In this project, we formulated a method to place populations back onto their geographical locations on a map using only their genetic data.  We tested the method using a leave one sample site out procedure on the African portion of the Human Genome Diversity Project data.  For comparison, we included one which places individuals back onto the sample site of their closest genetic relative.  The results are shown in the first box and whiskers plot.  There were some populations that performed very poorly in both methods.  We hypothesized that the poor placement may be due to admixture since these particular populations have a history of being invaded by the Bantu.  So modified the ADMIXTURE model to work with our method.  This entailed adding in a Lasso penalty to the model and maximizing the modified loglikelihood.  The map figure shows the admixed placement of the Luo population which shows that a large portion of their genetics comes from the west side of the region and another portion comes from the east.
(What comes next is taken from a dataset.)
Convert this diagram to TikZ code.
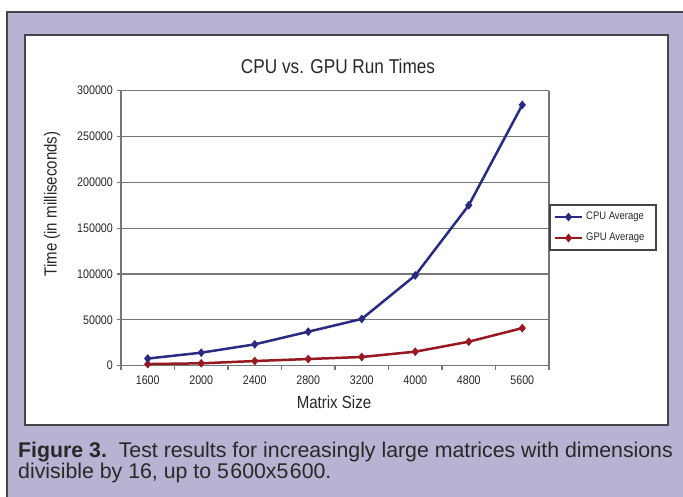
\documentclass[tikz,border=0pt]{standalone}
\usepackage{fontspec}
\setmainfont{Liberation Sans}
\newfontfamily\chartfont[FakeStretch=0.86]{Liberation Sans}
\usetikzlibrary{shapes.geometric}

\definecolor{panelbg}{RGB}{182,180,210}
\definecolor{rim}{RGB}{68,68,74}
\definecolor{gridgray}{RGB}{118,118,118}
\definecolor{cpublue}{RGB}{42,42,128}
\definecolor{gpured}{RGB}{150,24,32}
\definecolor{inktext}{RGB}{40,40,40}

\tikzset{
  gridline/.style={draw=gridgray, line width=1.1pt},
  axisline/.style={draw=gridgray, line width=1.1pt},
  ticklabel/.style={font=\chartfont\fontsize{12.4}{13}\selectfont, text=inktext, inner sep=0pt},
  axistitle/.style={font=\chartfont\fontsize{17.5}{19}\selectfont, text=inktext, inner sep=0pt},
  cpuline/.style={draw=cpublue, line width=2.5pt, line join=round},
  gpuline/.style={draw=gpured, line width=2.5pt, line join=round},
  cpumark/.style={shape=diamond, fill=cpublue, inner sep=0pt, minimum width=7.5pt, minimum height=9pt},
  gpumark/.style={shape=diamond, fill=gpured, inner sep=0pt, minimum width=7.5pt, minimum height=9pt},
  legendtext/.style={font=\chartfont\fontsize{11}{12}\selectfont, text=inktext, inner sep=0pt, anchor=west},
  captiontext/.style={font=\fontsize{21.3}{23}\selectfont, text=inktext, inner sep=0pt, anchor=base west},
}

% value (in thousands of ms) to vertical position
\newcommand{\ypos}[1]{365.7-0.916667*#1}

\begin{document}
\begin{tikzpicture}[x=1pt,y=-1pt]
\useasboundingbox (0,0) rectangle (683,496);
\clip (0,0) rectangle (683,496);
\fill[white] (0,0) rectangle (683,496);

% lavender frame and white chart panel
\draw[rim, line width=1.6pt, fill=panelbg] (7,12) rectangle (700,520);
\draw[rim, line width=1.6pt, fill=white] (25,35) rectangle (668,425);

% title
\node[font=\chartfont\fontsize{20}{22}\selectfont, text=inktext, inner sep=0pt] (title) at (338,66) {CPU vs. GPU Run Times};

% horizontal grid, y ticks and y labels
\foreach \v/\lab in {0/0,50/50000,100/100000,150/150000,200/200000,250/250000,300/300000} {
  \draw[gridline] (117,{\ypos{\v}}) -- (549,{\ypos{\v}});
  \node[ticklabel, anchor=east] (ylab\v) at (113,{\ypos{\v}}) {\lab};
}

% plot frame: left axis and right border
\draw[axisline] (121,90.7) -- (121,365.7);
\draw[axisline] (549,90.7) -- (549,365.7);

% x ticks and category labels
\foreach \k in {0,...,8} {
  \draw[axisline] ({121+53.5*\k},365.7) -- ({121+53.5*\k},370);
}
\foreach \lab [count=\i from 0] in {1600,2000,2400,2800,3200,4000,4800,5600} {
  \node[ticklabel] (xlab\i) at ({147.75+53.5*\i},380) {\lab};
}

% axis titles
\node[axistitle] (xtitle) at (334,402) {Matrix Size};
\node[axistitle, rotate=90] (ytitle) at (52,204) {Time (in milliseconds)};

% data points
\foreach \v [count=\i from 0] in {7.8,14.2,23.3,37.1,51,98.5,175,284.5} {
  \coordinate (c\i) at ({147.75+53.5*\i},{\ypos{\v}});
}
\foreach \v [count=\i from 0] in {1.8,2.6,5.1,7.3,9.5,15.3,26.2,41} {
  \coordinate (g\i) at ({147.75+53.5*\i},{\ypos{\v}});
}

% series lines
\draw[gpuline] (g0) -- (g1) -- (g2) -- (g3) -- (g4) -- (g5) -- (g6) -- (g7);
\draw[cpuline] (c0) -- (c1) -- (c2) -- (c3) -- (c4) -- (c5) -- (c6) -- (c7);
\foreach \i in {0,...,7} {
  \node[gpumark] (gm\i) at (g\i) {};
  \node[cpumark] (cm\i) at (c\i) {};
}

% legend
\draw[rim, line width=1.1pt, fill=white] (550,205) rectangle (656,250);
\coordinate (lca) at (555,217);
\coordinate (lcb) at (582,217);
\coordinate (lga) at (555,238);
\coordinate (lgb) at (582,238);
\draw[cpuline] (lca) -- (lcb);
\node[cpumark] (lcm) at (568.5,217) {};
\node[legendtext] (lct) at (586,217) {CPU Average};
\draw[gpuline] (lga) -- (lgb);
\node[gpumark] (lgm) at (568.5,238) {};
\node[legendtext] (lgt) at (586,238) {GPU Average};

% caption
\node[captiontext] (cap1) at (18,457) {\textbf{Figure 3.}\ \ Test results for increasingly large matrices with dimensions};
\node[captiontext] (cap2) at (18,478) {divisible by 16, up to 5\kern1.5pt600x5\kern1.5pt600.};
\end{tikzpicture}
\end{document}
We decided to see what happens when we placed non-African populations back into Africa using the admixture method.  The results were quite interesting in that most of the populations genetics came from two areas shown in the next map figure (French shown).  To quantify how well the different worldwide populations were placed back into Africa, we turned to log differences.  The final box and whiskers plot which plots these log differences is interesting because it alludes to the out of Africa migration with the ones closest to 0 (the most well placed ones) being the first regions settled and the furthest ones from 0 being the later regions settled.